Every great piece of art evokes strong emotions and at times, outrage. Martin Luther, the chief catalyst of Protestantism, was a professor of biblical interpretation at the University of Wittenberg in Germany when he drew up his 95 theses condemning the Catholic Church for its corrupt practice of selling indulgences, or the forgiveness of sins. He followed up the revolutionary work with equally controversial and groundbreaking theological works, and his fiery words set off religious reformers all across Europe. In January 1521, Pope Leo X excommunicated Luther. Three months later, Luther was called to defend his beliefs before Holy Roman Emperor Charles V at the Diet of Worms, where he was famously defiant. For his refusal to recant his writings, the emperor declared him an outlaw and a heretic. Luther was protected by powerful German princes, however, and by his death in 1546, the course of Western civilization had been significantly altered.
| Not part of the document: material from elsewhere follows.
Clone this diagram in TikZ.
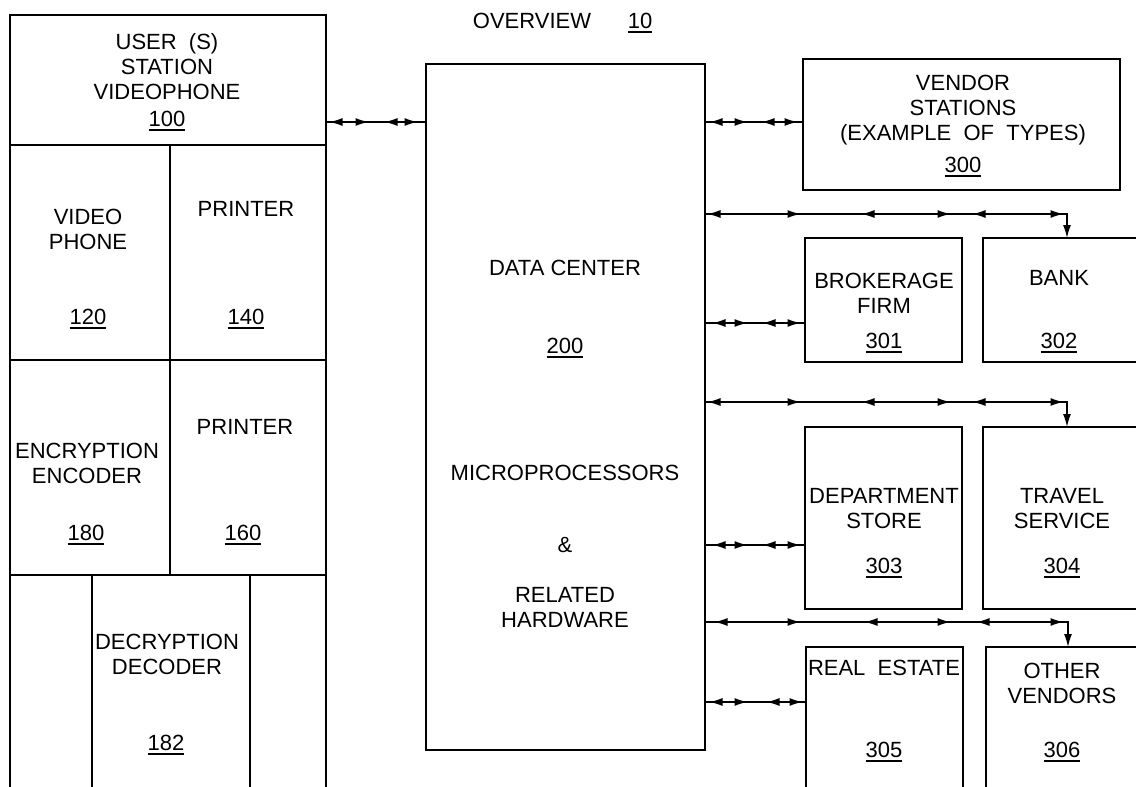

That spark of outrage came from a written word that changed the course of history, and directly impacted all of our lives. Sometimes, for real change to be made, people have to get angry. When people are angry they demand for change, but a change of leaves isn’t going to change the tree, you have to start at the root, bad metaphor but, you get what I'm saying. Look at the questions movies like Cuties and American Beauty raise, then answer those questions in society. Don’t just manufacture the cultural scenery through outrage, actually tend to the problem. Be visible in your own communities, make sure that kids on your block are protected, but don't condemn great storytellers for capturing culture accurately. The anger is never really towards the art. Art without inferred meaning is just colours, sounds and places. We place the meaning we interpret. If you think there is something deeply wrong with these movies, look around you, that’s over there. That's real life. Pick up a hammer, and get to fixing shit. The movies are not the problem, the movies depict and address the problems. Erasing the art doesn’t eliminate the problem, it just destroys the evidence.